Haagse gemeenteraad: einde aan bonnenquotum handhavers

DEN HAAG - Haagse handhavers mogen niet worden afgerekend op het aantal bonnen dat zij uitschrijven. De Haagse gemeenteraad heeft donderdagavond besloten dat het aantal uitgeschreven boetes 'geen doel meer mag zijn binnen de handhavingsorganisatie'. Bovendien mogen de opsporingsambtenaren niet meer worden beoordeeld op de hoeveelheid boetes die zij uitschrijven.
De raad steunde met een nipte meerderheid (21 stemmen voor, 20 stemmen tegen) een voorstel van de SP om het bonnenquotum voor de ambtenaren te schrappen. Verantwoordelijk wethouder Boudewijn Revis (VVD) zei tijdens het debat met de raad over de kwestie dat er geen sprake was van een bonnenquotum en dat het dus ook niet kan worden afgeschaft.

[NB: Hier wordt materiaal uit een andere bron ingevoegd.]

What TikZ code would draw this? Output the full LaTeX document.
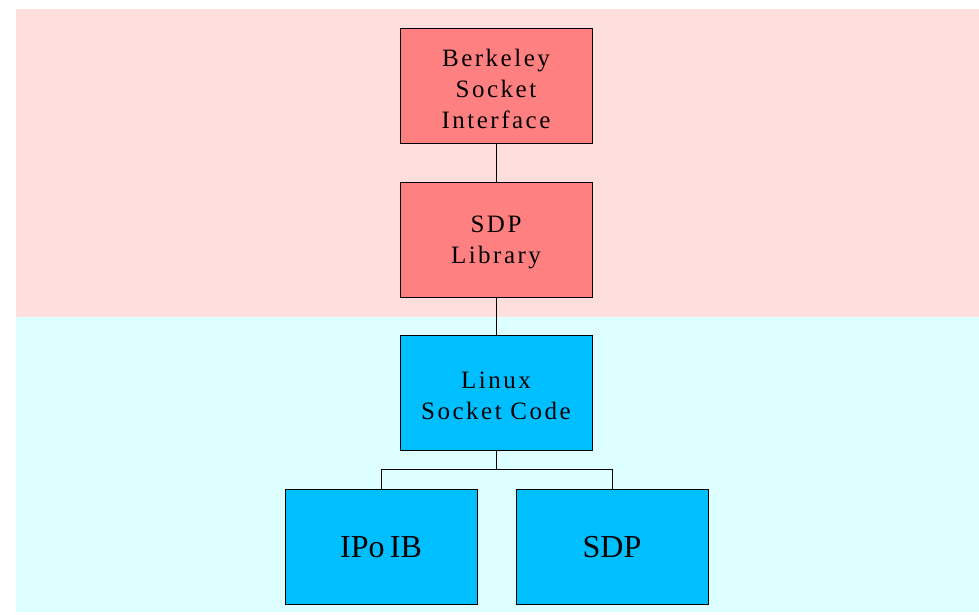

Wel verklaarde hij dat hij nog eens goed met de leiding van de handhavers gaat praten om duidelijk te maken dat een aantal uitgeschreven bonnen geen reden mag zijn voor een positieve en negatieve eindbeoordeling.
De Haagse gemeenteraad sprak over het bonnenquotum nadat vorige week duidelijk werd dat op het beoordelingsformulier van de boa's staat dat ze minimaal 265 bonnen per jaar moeten uitschrijven. Volgens Revis is dat geen quotum maar een prognose.

Bonnenquotum is volgens raad geen prognose

Een meerderheid in de raad ziet dat toch iets anders. SP-fractieleider Bart van Kent, die de zaak had aangezwengeld, wees erop dat een prognose een toekomstvoorspelling is. Een quotum is iets waarop je achteraf wordt afgerekend.
Ook andere partijen in de raad willen voorkomen dat buitengewoon opsporingsambtenaren (boa's) worden afgerekend op het aantal boetes dat zij uitschrijven. 'Een middel mag nooit een doel worden', aldus Pieter Grinwis van de ChristenUnie/SGP. Zijn voorstel om de beoordelingscriteria van de handhavers nog eens tegen het licht te houden, kreeg ook voldoende steun.